* Do this:
Return nothing but the lines from the one with "What Altair code" through the one with "import pandas as pd" in the data below, word for word and without pictures.

╭─ Data listing

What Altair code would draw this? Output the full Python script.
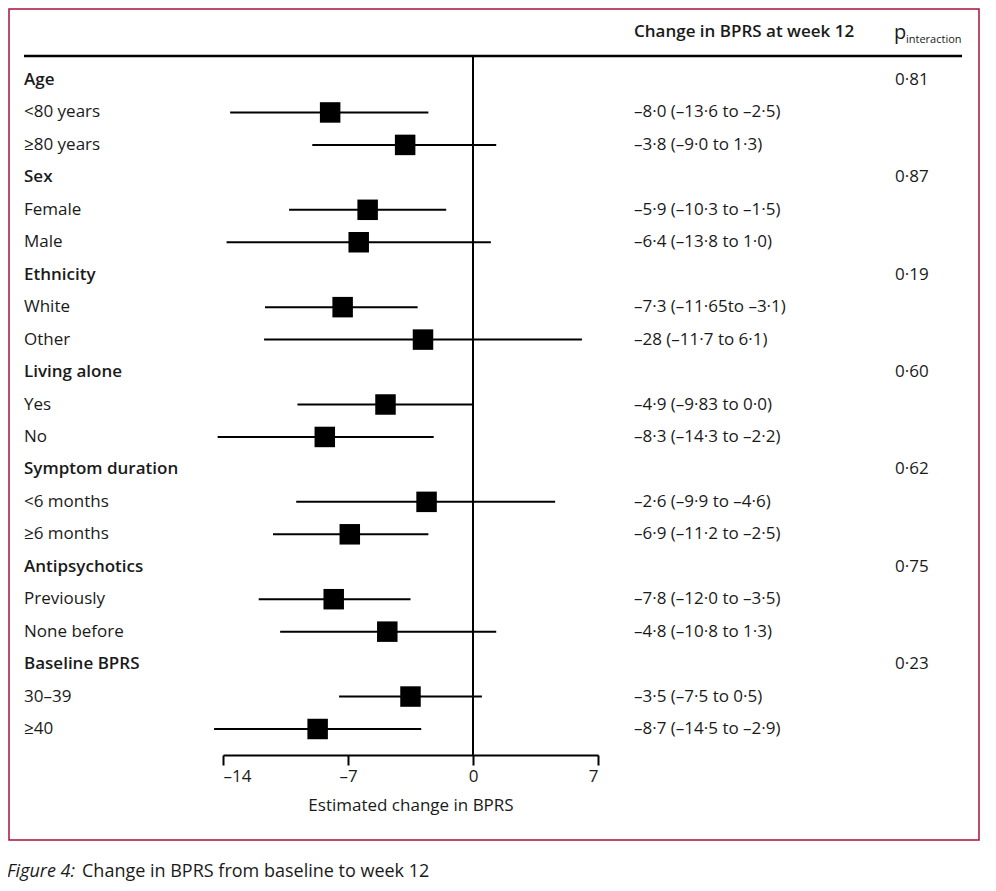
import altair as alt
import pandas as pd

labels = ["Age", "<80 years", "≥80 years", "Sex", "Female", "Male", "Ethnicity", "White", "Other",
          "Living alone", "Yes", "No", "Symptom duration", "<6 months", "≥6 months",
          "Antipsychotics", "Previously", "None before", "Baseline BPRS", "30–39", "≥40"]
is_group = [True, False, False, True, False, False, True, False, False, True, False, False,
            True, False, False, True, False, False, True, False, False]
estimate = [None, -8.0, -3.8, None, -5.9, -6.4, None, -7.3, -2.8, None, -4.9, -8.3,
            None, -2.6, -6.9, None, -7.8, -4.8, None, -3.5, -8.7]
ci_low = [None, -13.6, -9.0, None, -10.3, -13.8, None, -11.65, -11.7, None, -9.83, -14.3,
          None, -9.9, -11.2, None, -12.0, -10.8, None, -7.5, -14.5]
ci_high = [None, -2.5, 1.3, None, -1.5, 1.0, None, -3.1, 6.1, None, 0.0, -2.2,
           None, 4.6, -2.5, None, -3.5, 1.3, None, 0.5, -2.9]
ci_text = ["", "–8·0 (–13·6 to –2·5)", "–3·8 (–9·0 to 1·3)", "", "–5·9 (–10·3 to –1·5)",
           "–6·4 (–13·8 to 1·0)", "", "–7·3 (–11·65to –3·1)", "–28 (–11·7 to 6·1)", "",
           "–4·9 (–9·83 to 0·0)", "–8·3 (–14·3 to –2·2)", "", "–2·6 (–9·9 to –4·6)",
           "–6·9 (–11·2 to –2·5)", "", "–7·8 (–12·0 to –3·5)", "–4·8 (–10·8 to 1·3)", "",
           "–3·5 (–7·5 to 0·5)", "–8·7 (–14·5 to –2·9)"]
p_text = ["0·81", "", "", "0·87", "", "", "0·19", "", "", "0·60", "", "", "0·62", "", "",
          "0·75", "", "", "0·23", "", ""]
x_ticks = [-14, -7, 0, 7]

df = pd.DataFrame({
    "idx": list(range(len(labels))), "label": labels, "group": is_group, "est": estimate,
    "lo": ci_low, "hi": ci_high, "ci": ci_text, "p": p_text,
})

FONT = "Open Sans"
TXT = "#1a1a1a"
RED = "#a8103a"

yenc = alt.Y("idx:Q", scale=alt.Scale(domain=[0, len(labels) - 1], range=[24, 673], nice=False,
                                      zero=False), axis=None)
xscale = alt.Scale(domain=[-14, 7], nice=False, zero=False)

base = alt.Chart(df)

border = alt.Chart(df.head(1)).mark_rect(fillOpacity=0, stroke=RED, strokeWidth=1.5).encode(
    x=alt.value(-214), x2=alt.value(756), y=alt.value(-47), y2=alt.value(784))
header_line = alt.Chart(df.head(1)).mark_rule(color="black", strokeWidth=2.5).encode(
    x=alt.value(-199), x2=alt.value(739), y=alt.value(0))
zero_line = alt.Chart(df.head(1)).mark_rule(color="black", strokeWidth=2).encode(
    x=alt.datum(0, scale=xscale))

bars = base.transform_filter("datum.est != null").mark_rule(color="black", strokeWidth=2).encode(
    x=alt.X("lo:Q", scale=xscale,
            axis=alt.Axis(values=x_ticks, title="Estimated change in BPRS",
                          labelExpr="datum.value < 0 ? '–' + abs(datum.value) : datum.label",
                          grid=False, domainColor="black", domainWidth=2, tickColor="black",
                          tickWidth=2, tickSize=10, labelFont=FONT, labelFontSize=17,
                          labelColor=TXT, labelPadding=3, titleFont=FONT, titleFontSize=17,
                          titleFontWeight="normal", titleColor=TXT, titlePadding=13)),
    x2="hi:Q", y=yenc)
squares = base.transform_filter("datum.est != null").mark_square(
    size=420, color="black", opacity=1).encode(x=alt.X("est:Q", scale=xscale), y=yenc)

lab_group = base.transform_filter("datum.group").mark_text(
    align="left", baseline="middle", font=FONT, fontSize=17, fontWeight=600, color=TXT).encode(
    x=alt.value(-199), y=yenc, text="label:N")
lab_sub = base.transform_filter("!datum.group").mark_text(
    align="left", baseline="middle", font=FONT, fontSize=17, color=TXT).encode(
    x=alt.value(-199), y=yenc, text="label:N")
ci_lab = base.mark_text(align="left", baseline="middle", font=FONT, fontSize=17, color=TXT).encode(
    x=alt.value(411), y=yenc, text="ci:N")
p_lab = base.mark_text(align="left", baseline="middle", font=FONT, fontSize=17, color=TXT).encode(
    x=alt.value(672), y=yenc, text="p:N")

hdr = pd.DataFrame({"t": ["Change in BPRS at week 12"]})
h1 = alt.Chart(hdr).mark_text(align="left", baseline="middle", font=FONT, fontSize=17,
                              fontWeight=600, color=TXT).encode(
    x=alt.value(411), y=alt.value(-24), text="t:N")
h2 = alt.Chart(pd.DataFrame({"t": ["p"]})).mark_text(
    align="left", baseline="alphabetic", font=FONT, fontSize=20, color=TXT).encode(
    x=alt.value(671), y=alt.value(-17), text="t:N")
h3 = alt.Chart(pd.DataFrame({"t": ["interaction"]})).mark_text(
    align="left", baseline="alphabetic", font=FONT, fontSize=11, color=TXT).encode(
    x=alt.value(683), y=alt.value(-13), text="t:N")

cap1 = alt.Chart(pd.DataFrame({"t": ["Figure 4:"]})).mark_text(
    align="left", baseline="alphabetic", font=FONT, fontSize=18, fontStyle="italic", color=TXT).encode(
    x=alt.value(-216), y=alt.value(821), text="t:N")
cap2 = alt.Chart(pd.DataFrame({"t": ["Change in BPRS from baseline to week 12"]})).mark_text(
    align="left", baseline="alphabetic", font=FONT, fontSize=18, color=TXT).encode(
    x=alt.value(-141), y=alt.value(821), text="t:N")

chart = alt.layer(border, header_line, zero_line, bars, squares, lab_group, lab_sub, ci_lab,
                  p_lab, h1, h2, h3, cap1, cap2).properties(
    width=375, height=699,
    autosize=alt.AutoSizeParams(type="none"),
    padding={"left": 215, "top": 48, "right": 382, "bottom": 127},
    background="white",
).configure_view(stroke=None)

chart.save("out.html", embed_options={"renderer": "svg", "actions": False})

╰─
╭─ Data listing

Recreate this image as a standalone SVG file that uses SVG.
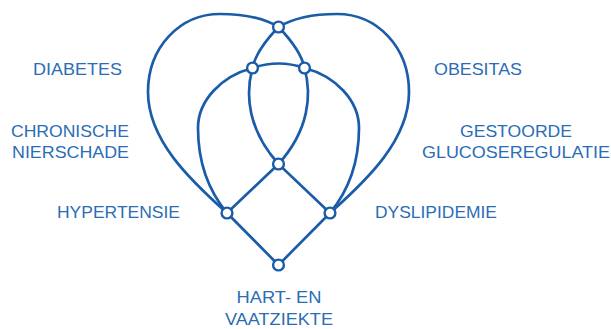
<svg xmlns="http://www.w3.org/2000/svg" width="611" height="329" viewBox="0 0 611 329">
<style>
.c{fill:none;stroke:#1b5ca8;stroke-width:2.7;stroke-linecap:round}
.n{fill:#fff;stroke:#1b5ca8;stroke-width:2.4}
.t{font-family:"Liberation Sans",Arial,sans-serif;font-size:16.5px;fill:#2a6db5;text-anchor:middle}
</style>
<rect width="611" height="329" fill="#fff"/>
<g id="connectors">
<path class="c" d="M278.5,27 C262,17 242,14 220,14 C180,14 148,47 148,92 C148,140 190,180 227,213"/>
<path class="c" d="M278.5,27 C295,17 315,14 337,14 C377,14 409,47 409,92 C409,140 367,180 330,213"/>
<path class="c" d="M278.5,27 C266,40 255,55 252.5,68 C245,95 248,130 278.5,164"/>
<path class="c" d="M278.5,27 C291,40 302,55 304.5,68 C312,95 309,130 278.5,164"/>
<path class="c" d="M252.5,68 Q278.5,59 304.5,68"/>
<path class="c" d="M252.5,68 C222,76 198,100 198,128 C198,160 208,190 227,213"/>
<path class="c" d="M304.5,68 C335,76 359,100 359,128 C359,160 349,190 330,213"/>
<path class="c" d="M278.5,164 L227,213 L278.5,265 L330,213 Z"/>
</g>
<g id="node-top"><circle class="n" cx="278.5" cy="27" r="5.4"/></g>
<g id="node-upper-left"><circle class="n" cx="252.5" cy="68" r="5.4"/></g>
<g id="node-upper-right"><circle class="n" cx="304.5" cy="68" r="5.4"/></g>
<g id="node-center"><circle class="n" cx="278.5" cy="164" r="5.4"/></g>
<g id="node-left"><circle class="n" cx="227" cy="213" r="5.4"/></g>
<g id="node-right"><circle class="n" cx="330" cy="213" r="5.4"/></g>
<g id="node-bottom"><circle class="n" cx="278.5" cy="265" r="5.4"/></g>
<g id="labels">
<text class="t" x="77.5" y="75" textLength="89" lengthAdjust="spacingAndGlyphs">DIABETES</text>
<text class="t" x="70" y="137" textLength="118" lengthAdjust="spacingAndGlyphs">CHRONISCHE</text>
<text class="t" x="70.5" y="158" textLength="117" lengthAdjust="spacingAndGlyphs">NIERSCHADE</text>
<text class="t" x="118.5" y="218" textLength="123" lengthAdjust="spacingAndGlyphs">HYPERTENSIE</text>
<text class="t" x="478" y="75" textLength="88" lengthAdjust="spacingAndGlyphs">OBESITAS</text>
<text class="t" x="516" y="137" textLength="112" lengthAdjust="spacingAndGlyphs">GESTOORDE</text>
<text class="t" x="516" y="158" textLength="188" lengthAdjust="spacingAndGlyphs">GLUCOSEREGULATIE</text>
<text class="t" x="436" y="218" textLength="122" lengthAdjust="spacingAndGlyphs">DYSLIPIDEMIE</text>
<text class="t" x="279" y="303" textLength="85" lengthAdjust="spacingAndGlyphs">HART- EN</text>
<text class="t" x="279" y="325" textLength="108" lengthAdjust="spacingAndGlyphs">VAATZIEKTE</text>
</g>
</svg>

╰─

* Expected output:
What Altair code would draw this? Output the full Python script.
import altair as alt
import pandas as pd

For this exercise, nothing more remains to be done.